State Court Administrator Terry Corson told the Senate Transportation committee on Jan. 30 that traffic‑citation filings are down across several categories since the COVID period and that the decline has reduced revenue for programs funded by ticket proceeds.
"They went way down during the COVID period," Corson said, describing a sustained lower volume in tickets for offenses such as failure to display license plates and expired vehicle inspections. Corson said a recent 10‑year data review shows fewer tickets in many categories and that a separate, smaller category tracks failure to display both front and rear plates.
Corson told senators the share the courts received last year was about $750,000, compared with more than $1,000,000 roughly a decade earlier, and warned that the revenue decline has meant less funding for program lines that historically drew on ticket proceeds, including victim compensation and technology funds. "That funded our tech fund and why the heck of us should then ask for the tech fund to be supplemented by additional funds because the traffic ticket revenue had gone down so much," Corson said.
Committee members asked for a breakdown of collections by how fines are processed and by which agency wrote the ticket. Corson and Joanne, a coordinator for various courts including the Judicial Bureau, said the distribution of proceeds depends on the code used to charge an offense: when a municipality charges an adopted local ordinance, roughly half of an average ticket (about $87.50 of a cited $162 average) flows to the municipality; other state‑coded violations go to the state transportation fund.

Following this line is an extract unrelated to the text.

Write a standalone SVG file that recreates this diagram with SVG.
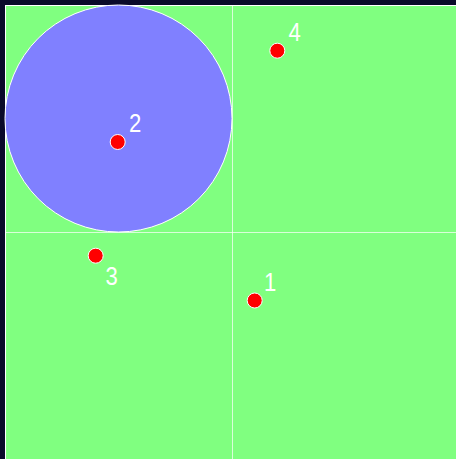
<svg xmlns="http://www.w3.org/2000/svg" width="456" height="459" viewBox="0 0 456 459">
<style>
.pt{fill:#ff0000;stroke:#ffffff;stroke-width:1}
.lbl{font-family:"Liberation Sans",Arial,sans-serif;font-size:26px;fill:#ffffff}
.grid{stroke:#ffffff;stroke-opacity:0.7;stroke-width:1}
</style>
<rect x="0" y="0" width="456" height="459" fill="#0a0a2a"/>
<rect id="field" x="5.5" y="5.5" width="460" height="460" fill="#80ff80" stroke="#ffffff" stroke-width="1"/>
<g id="connectors">
<line class="grid" x1="232.5" y1="5" x2="232.5" y2="459"/>
<line class="grid" x1="5" y1="232.5" x2="456" y2="232.5"/>
</g>
<g id="circle"><circle cx="118.5" cy="118.5" r="113.5" fill="#8080ff" stroke="#ffffff" stroke-width="1"/></g>
<g id="p1"><circle class="pt" cx="254.7" cy="300.5" r="7.5"/><text class="lbl" x="264" y="291" transform="translate(264 0) scale(0.85 1) translate(-264 0)">1</text></g>
<g id="p2"><circle class="pt" cx="117.7" cy="142" r="7.5"/><text class="lbl" x="129" y="132" transform="translate(129 0) scale(0.85 1) translate(-129 0)">2</text></g>
<g id="p3"><circle class="pt" cx="95.7" cy="255.7" r="7.5"/><text class="lbl" x="105.5" y="285" transform="translate(105.5 0) scale(0.85 1) translate(-105.5 0)">3</text></g>
<g id="p4"><circle class="pt" cx="277.3" cy="50.7" r="7.5"/><text class="lbl" x="288.5" y="41" transform="translate(288.5 0) scale(0.85 1) translate(-288.5 0)">4</text></g>
</svg>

Corson also noted collection policy changes that reduced incentives for payment — for example, removing license‑reinstatement ties to unpaid fines — and the committee discussed how that has affected overall collections. Corson said she will provide the committee with the amounts collected in the last year and over 10 years and will work with finance staff to determine whether collections can be broken down by the issuing agency (state police, sheriffs, municipal officers) or by the collection mechanism (tax refund intercepts, private collection agency "Alliance," etc.).
No formal actions were taken at the hearing; Corson and staff agreed to supply follow‑up data to the committee.
The committee asked that future briefings include Kelly from the finance office so senators can see immediate revenue figures and a clearer breakdown of who issues tickets and how much is collected from each source.